Les médecins ou les avocats pourront profiter de la déclaration de faillite. Les entreprises pourront préparer leur faillite à l’abri des regards.
Réduire le nombre de faillites en augmentant les chances de survie des entreprises, encourager l’entrepreneuriat… Ce sont quelques-uns des objectifs d’un avant-projet de loi sur l’insolvabilité des entreprises à l’ordre du jour du conseil des ministres de ce vendredi. Ce texte fusionne deux législations actuelles – la loi sur les faillites et la loi sur la continuité des entreprises. Le ministre de la Justice, Koen Geens (CD&V), estime qu’il n’y avait plus besoin de maintenir deux lois différentes alors qu’elles traitent de la même chose.

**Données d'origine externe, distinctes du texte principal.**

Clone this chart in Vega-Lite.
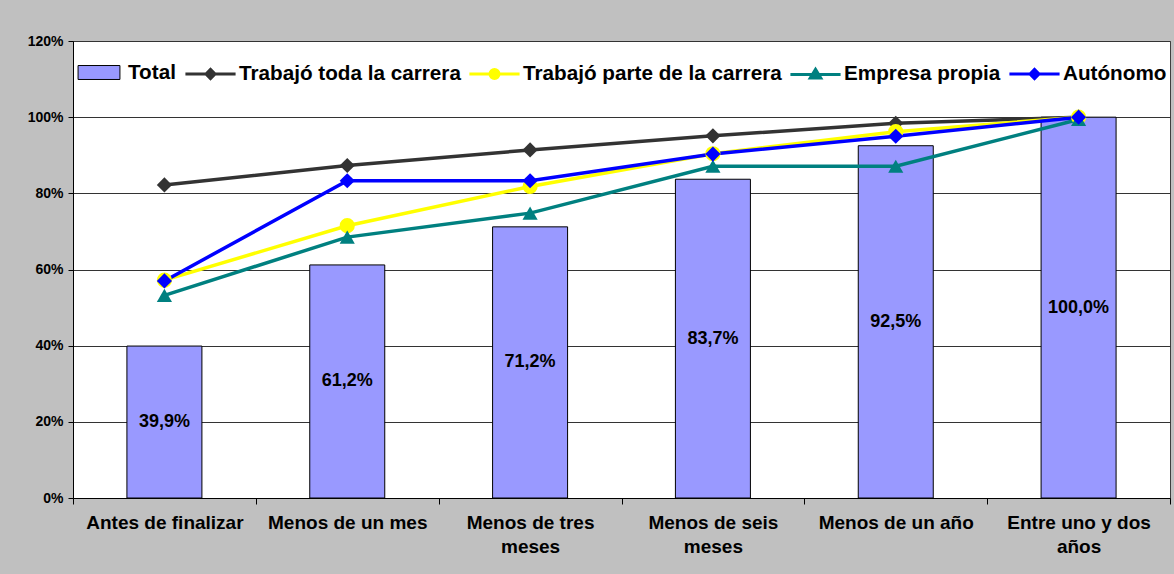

Voici les principales nouveautés.
1 Extension aux professions libérales. Le champ d’application de la loi va être élargi aux professions libérales. Actuellement, il n’est pas possible pour un dentiste, un architecte ou tout autre titulaire de profession libérale de déposer son bilan et d’être déclaré en faillite. S’ils ont accumulé des dettes qu’ils ne peuvent plus rembourser, ceux-ci n’ont aucune procédure légale à leur disposition pour résoudre ce problème. Dans certains métiers, ces problèmes sont traités sur base solidaire. Les notaires disposent par exemple d’un fonds de garantie. Mais pour de nombreuses professions libérales, la seule issue possible est la médiation de dettes, avec des périodes de remboursement pouvant s’étendre sur de nombreuses années. Avec ce texte, ils auront bientôt les mêmes droits que les commerçants par exemple. La loi ainsi que de futurs arrêtés royaux prendront en compte la spécificité des professions libérales. Ces spécificités rendaient jusqu’ici la loi sur les faillites difficilement applicable dans leur cas. On pense en particulier au secret professionnel ou au libre choix du médecin, de l’avocat ou du notaire : un curateur ne peut pas vendre comme il l’entend un cabinet avec son portefeuille de clients.
2 Favoriser les procédures à l’amiable. Une entreprise qui a accumulé des dettes peut aujourd’hui avoir recours à une procédure d’accord à l’amiable hors procédure judiciaire avec ses créanciers en vue d’échelonner ses paiements. Cette possibilité ne rencontre aucun succès. En cause ? L’absence d’incitants pour les créanciers. S’ils acceptent des paiements en provenance de leur débiteur, ils n’ont aucune certitude qu’ils pourront conserver cet argent si celui-ci tombe finalement en faillite. Le curateur a en effet le droit d’aller lui réclamer cet argent car il peut considérer que ce versement a été fait durant une période suspecte et qu’il s’agit en réalité d’un actif de la société.
Koen Geens veut rendre plus attractive cette procédure de règlement à l’amiable qui coûte moins cher aux entreprises et désengorge les tribunaux. Il veut modifier la loi afin que l’argent versé dans le cadre d’une procédure à l’amiable ne puisse plus être réclamé. Autre nouveauté, la société en difficulté pourra désormais – même si on est dans une procédure extrajudiciaire – demander à un tribunal de désigner un médiateur professionnel qui viendra l’épauler dans la négociation avec les créanciers.
3 La faillite silencieuse. La nouvelle loi crée la possibilité pour une entreprise de se préparer à la faillite en toute discrétion afin de pouvoir au mieux valoriser ses actifs et ainsi rembourser au maximum ses créanciers. Lorsqu’une entreprise est déclarée en faillite, la nouvelle est aussitôt rendue publique et il devient tout de suite plus difficile de réaliser les actifs. Ceux-ci sont dévalués. C’est comme une maison. Mieux vaut la vendre en gré à gré qu’en vente publique. Avec cette nouvelle loi, l’entreprise aura désormais la possibilité de demander au tribunal la désignation d’un pré-curateur qui va contacter discrètement les créanciers et régler la faillite dans les meilleures conditions possible, à l’abri d’une mauvaise publicité.
4
E ntrepreneuriat de la seconde chance. La nouvelle loi veut permettre à ceux qui ont connu une faillite de pouvoir rebondir plus rapidement et de se relancer dans un nouveau projet d’entreprise. Aujourd’hui, ils doivent attendre la fin de la procédure pour déposer une demande visant à être déclaré « excusable » par le tribunal. Ce statut leur permet d’être libérés de toutes les dettes qui restent impayées. Koen Geens veut modifier la loi afin que le failli puisse demander « l’effacement » de ses dettes impayées beaucoup plus tôt dans la procédure. Une enquête sera toujours bien sûr menée pour vérifier si la faillite n’est pas frauduleuse. L’objectif est d’aider ceux qui ont connu un échec à se relancer le plus vite possible, pas à blanchir les fraudeurs.